There’s an important reason why physician groups must do away with overly democratic or consensus style systems of governance: Those approaches make it impossible for the group to adopt a strategic, as opposed to a tactical, outlook.
Take a consensus style group that is unable to come to terms in respect of the expanded office hours demanded by a large number of referring physicians in the community. From a purely tactical standpoint, the group ventures into the question of the cost of the extra hours of operation and, although unspoken, of the convenience factor as run through each doctor’s personal filter.
But the strategic analysis is very different: If we value their referrals, how do continue to obtain the ongoing business of the physicians in our community who are already referring to us? This, of course, requires an understanding of the concept of lifetime value.
As to the question of who should be making that decision, true democracy doesn’t work in business any more than it works in running a city, state or nation. As I advise clients, I’m a strong proponent of the “strong leader” form of governance. Whether that leader is grandfathered in or elected every year or two is an issue that turns on the culture of the specific group. If elections are the culture, that’s where democracy comes into play: representative democracy.

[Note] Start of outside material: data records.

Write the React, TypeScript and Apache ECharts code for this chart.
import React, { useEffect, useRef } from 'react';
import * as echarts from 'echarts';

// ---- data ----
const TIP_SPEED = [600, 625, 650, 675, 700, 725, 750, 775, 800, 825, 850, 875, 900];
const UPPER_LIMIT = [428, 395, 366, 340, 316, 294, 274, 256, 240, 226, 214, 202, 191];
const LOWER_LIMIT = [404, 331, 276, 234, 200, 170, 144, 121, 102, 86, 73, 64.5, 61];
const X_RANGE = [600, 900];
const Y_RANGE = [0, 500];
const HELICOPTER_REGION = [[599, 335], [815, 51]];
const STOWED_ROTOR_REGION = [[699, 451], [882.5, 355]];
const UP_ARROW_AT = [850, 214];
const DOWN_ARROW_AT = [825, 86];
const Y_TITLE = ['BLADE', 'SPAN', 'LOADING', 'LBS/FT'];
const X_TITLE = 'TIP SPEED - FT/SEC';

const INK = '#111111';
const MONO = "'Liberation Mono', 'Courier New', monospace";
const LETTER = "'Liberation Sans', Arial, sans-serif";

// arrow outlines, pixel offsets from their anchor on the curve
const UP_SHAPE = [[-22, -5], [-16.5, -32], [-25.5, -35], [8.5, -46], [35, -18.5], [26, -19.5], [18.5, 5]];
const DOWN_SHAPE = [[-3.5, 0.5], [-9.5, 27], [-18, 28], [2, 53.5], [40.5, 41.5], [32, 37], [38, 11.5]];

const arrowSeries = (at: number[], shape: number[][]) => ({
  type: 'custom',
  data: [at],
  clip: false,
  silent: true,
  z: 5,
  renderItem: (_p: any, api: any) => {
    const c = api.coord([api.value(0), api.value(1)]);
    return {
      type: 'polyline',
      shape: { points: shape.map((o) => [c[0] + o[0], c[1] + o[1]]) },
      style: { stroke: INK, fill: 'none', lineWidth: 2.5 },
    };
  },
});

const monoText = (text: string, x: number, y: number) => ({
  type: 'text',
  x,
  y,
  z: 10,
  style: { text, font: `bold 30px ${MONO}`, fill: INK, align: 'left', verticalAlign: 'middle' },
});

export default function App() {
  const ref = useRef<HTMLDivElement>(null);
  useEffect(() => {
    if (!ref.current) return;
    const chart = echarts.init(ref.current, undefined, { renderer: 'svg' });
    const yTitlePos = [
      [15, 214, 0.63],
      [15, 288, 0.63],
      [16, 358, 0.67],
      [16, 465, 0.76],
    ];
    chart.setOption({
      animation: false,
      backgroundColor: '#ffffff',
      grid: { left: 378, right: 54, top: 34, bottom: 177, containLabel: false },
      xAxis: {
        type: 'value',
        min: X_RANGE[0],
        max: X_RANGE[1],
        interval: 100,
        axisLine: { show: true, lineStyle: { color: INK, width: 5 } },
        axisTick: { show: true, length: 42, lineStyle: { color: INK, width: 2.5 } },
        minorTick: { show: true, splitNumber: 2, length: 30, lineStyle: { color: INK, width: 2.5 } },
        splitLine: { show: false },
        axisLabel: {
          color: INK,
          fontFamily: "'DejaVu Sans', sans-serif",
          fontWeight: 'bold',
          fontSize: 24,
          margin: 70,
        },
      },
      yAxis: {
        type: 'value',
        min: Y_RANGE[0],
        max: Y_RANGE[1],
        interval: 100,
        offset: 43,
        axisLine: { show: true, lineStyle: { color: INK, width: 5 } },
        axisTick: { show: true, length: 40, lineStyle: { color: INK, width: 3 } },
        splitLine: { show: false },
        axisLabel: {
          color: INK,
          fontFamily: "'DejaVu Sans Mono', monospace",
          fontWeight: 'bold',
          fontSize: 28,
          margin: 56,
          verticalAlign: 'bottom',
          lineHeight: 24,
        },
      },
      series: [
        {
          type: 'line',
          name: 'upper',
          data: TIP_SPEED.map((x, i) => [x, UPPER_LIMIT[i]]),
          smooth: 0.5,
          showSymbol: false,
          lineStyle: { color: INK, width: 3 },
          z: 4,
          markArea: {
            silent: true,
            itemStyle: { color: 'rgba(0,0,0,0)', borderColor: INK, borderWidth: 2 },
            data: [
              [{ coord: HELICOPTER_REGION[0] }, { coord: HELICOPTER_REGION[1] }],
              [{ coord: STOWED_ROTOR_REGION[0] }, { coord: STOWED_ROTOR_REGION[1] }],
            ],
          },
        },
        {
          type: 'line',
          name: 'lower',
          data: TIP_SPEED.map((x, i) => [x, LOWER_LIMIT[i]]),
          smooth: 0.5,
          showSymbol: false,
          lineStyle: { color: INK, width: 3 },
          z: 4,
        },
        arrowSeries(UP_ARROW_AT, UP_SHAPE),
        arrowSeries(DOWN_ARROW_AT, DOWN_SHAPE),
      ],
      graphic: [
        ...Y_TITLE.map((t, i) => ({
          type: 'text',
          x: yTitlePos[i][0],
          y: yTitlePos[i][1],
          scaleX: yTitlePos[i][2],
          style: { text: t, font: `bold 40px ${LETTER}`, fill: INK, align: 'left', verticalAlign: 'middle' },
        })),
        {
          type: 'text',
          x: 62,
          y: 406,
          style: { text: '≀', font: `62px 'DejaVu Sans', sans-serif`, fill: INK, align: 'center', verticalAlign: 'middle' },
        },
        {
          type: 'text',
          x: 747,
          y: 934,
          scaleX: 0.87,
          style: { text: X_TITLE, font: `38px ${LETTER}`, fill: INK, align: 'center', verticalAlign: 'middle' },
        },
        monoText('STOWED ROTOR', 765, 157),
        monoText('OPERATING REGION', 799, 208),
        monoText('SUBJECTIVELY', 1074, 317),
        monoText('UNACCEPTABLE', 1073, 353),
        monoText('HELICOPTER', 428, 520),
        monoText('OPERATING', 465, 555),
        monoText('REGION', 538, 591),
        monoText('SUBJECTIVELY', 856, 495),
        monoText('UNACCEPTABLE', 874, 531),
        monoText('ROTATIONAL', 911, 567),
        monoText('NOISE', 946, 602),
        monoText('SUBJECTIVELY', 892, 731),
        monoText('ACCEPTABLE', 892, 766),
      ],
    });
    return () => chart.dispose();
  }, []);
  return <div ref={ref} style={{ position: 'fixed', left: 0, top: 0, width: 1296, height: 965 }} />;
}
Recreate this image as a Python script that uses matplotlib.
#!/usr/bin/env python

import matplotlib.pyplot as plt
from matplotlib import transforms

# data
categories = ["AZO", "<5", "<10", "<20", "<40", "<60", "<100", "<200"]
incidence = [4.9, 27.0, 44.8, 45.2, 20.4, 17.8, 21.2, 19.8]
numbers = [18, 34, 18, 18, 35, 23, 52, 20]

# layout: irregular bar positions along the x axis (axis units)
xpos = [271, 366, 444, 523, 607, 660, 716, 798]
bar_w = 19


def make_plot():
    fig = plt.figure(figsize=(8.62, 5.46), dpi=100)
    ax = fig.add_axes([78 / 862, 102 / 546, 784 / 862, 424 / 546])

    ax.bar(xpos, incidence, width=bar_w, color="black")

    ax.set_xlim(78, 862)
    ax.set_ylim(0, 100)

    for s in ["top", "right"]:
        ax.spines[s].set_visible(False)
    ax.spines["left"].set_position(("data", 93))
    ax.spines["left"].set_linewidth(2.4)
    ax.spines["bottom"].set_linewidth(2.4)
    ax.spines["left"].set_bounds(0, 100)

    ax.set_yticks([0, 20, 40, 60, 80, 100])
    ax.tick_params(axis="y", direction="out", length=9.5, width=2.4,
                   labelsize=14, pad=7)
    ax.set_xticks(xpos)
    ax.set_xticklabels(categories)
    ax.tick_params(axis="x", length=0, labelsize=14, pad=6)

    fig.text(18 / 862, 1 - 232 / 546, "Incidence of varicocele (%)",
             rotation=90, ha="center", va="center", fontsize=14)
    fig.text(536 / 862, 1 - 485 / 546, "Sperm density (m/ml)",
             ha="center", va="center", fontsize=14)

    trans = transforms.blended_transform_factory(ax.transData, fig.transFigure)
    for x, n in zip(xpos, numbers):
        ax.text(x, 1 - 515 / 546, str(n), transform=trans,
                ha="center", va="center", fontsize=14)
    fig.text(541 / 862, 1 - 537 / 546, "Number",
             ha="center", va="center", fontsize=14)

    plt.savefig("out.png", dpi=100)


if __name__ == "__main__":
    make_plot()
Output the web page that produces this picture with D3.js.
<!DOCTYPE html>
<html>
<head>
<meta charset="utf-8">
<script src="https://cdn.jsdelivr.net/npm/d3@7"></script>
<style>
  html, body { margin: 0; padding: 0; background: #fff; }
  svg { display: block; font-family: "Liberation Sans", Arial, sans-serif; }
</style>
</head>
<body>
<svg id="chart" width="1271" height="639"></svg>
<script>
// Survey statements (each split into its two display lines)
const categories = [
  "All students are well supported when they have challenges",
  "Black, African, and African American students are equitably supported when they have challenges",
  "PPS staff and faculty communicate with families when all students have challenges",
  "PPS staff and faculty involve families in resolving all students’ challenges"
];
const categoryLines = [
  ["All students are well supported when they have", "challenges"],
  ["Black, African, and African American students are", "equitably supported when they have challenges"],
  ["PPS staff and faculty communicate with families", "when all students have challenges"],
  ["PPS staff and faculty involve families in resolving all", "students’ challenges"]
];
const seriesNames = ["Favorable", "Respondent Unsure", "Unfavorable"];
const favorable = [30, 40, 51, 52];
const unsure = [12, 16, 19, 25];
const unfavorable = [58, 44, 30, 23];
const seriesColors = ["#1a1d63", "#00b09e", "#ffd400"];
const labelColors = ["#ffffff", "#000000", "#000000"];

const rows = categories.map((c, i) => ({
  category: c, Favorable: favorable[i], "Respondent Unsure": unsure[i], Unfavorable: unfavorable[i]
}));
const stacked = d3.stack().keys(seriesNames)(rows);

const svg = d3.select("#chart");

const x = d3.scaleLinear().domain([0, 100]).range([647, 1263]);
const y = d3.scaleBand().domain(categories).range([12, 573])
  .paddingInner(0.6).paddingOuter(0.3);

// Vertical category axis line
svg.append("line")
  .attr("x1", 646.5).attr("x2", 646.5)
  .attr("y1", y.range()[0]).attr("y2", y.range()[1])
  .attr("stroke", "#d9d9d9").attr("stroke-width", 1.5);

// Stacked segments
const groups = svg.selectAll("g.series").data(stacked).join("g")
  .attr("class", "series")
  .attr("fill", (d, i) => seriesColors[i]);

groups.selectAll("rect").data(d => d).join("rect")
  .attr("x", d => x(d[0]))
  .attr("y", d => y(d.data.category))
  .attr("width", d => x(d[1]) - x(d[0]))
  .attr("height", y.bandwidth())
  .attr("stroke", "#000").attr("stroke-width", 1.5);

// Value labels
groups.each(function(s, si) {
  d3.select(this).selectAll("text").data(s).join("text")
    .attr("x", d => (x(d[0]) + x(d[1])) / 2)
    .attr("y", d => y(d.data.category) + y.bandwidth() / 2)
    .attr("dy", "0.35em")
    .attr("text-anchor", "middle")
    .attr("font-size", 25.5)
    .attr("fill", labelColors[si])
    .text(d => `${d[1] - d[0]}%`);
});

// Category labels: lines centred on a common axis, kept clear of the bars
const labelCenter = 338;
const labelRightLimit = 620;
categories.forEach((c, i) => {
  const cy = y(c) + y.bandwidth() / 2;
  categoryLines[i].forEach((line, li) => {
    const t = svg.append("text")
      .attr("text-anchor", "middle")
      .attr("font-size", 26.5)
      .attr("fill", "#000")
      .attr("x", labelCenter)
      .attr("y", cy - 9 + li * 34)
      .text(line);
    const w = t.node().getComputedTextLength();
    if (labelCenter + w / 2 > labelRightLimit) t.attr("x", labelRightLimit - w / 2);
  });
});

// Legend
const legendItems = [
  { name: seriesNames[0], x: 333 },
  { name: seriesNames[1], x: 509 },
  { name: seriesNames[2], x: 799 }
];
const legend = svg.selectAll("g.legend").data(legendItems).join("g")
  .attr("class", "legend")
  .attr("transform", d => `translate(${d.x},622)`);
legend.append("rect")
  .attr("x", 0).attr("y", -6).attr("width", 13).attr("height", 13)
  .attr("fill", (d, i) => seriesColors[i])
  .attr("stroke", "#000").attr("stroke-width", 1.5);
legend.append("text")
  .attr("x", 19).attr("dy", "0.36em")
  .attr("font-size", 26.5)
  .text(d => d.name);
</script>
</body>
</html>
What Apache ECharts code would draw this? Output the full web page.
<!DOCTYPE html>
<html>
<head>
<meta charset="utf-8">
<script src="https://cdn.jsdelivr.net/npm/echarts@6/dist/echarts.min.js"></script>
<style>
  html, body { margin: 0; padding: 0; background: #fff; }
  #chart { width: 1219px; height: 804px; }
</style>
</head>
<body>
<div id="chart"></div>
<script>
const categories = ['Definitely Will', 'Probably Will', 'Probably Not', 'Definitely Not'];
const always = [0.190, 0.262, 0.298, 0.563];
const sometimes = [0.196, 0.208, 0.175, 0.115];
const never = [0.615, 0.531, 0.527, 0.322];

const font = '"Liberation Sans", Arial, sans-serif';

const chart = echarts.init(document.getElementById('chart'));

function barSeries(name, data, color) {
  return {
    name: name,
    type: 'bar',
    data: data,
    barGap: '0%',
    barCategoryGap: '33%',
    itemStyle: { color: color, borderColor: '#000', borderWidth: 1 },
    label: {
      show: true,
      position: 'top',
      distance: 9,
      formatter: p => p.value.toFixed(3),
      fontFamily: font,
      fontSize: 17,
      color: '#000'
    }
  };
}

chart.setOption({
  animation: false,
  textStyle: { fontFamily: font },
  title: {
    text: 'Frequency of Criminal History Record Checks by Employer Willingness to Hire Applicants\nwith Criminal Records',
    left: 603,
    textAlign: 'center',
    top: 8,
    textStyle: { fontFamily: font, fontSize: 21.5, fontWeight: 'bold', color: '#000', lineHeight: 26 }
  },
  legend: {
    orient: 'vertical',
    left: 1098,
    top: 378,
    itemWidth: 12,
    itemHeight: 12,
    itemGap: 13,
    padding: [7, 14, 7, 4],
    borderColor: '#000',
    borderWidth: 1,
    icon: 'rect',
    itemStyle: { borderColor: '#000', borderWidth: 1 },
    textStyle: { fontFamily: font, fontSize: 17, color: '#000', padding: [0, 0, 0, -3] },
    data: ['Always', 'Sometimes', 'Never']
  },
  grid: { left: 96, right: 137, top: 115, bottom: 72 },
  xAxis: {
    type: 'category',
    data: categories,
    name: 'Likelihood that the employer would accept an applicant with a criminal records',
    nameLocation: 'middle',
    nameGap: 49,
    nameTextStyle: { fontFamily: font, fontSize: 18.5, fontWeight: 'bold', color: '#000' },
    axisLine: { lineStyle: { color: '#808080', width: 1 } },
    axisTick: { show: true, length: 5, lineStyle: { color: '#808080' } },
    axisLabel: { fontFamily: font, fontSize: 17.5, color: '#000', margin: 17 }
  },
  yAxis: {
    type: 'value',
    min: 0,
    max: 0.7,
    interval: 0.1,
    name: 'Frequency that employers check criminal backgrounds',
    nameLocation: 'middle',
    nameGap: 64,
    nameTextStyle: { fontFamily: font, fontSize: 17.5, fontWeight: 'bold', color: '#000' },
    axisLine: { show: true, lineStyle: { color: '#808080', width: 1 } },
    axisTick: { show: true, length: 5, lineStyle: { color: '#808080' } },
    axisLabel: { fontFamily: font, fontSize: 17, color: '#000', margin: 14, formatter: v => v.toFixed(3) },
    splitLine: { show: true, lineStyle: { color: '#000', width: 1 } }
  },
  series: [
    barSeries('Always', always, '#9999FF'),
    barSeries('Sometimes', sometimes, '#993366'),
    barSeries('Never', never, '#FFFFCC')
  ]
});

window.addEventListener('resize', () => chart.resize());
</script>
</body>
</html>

Leaders must be empowered to lead. Not all of their decisions will be good ones, so they must be free to fail as well as to succeed. Requiring a group vote or establishing a board consisting of all of the shareholders guts leadership and replaces it with its poor relation, consensus, which by nature suffers from the defects of peer pressure and compromise.
Lead, follow or get out of the way. Or, as the English author G.K. Chesterton poetically put it, “I’ve searched all the parks in all the cities and found no statues of committees.”